The world lost a towering figure last Thursday with the passing of Nelson Mandela at age 95.
The father of a free South Africa, the great humanitarian and leader endured more than a quarter century in prison, most of it under extremely harsh and cruel conditions.
His struggle became the symbol of the fight to end South Africa’s racist apartheid system.
Many of us remember the South African divestment campaigns that swept American college campuses in the 1980s. That effort definitely contributed to bringing an end to apartheid and to Mandela’s finally being released from prison in 1990.
Today, students at New York University, The New School and elsewhere across the country advocating for their schools to divest from major fossil fuel companies take inspiration from Mandela and the anti-apartheid divestment campaign that occurred during a previous generation.
Mandela was a profoundly inspirational figure. President Obama has cited his transformative influence on his life.
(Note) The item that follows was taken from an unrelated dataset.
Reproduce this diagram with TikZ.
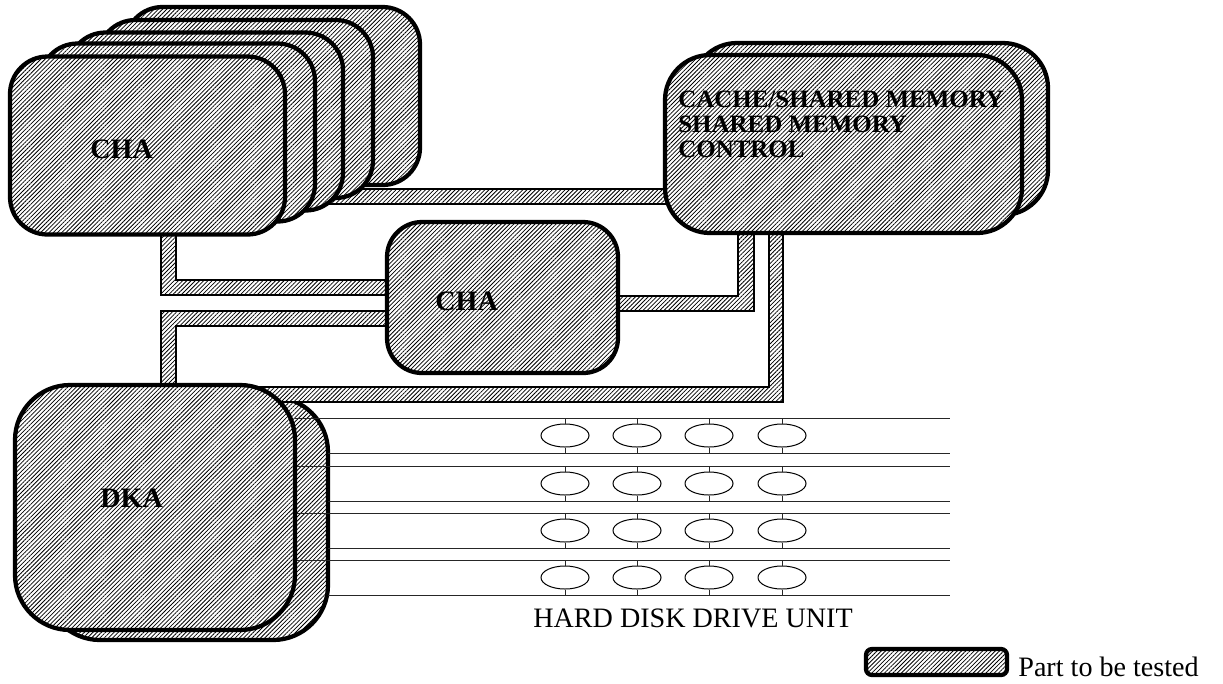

Even arch conservatives like Newt Gingrich and Ted Cruz recognize the importance of Mandela, and what his struggle and what he stood for mean for all of mankind. “Real conservatives” have been blasting Gingrich for this, charging that Mandela was, in fact, a communist. Yes, he was, that’s true — but that doesn’t diminish in any way the profound significance of what he accomplished.
Mandela embodied humility, and also forgiveness. After his liberation from prison, he even remarkably found it within him to befriend his former jail guard.
Sadly, the daily tabloids have chosen to focus on ridiculously trivial matters, such as Obama’s “selfie” that he took of himself and the Danish prime minister at Mandela’s memorial service, or the sign language interpreter who, well…wasn’t. Hey, thank God, at least they didn’t put Lindsay Lohan on the front page again. Yet, many people were angered by such salacious news judgment regarding such an important occasion.
Thankfully, most of us will never have to go through what Mandela did during his long incarceration on Robben Island and other prisons. But, thankfully, Mandela never gave up — and his steadfastness, fortitude and courage helped forever change South Africa…and our world.
And, thankfully, it was Mandela upon whose strong shoulders such an inhumane burden, and then, after his release — as he became his country’s leader — such great responsibility, was thrust. Very few others could have done it.
As they used to say during the struggle: Amandya! Away Tu! … Amandya! Away Tu!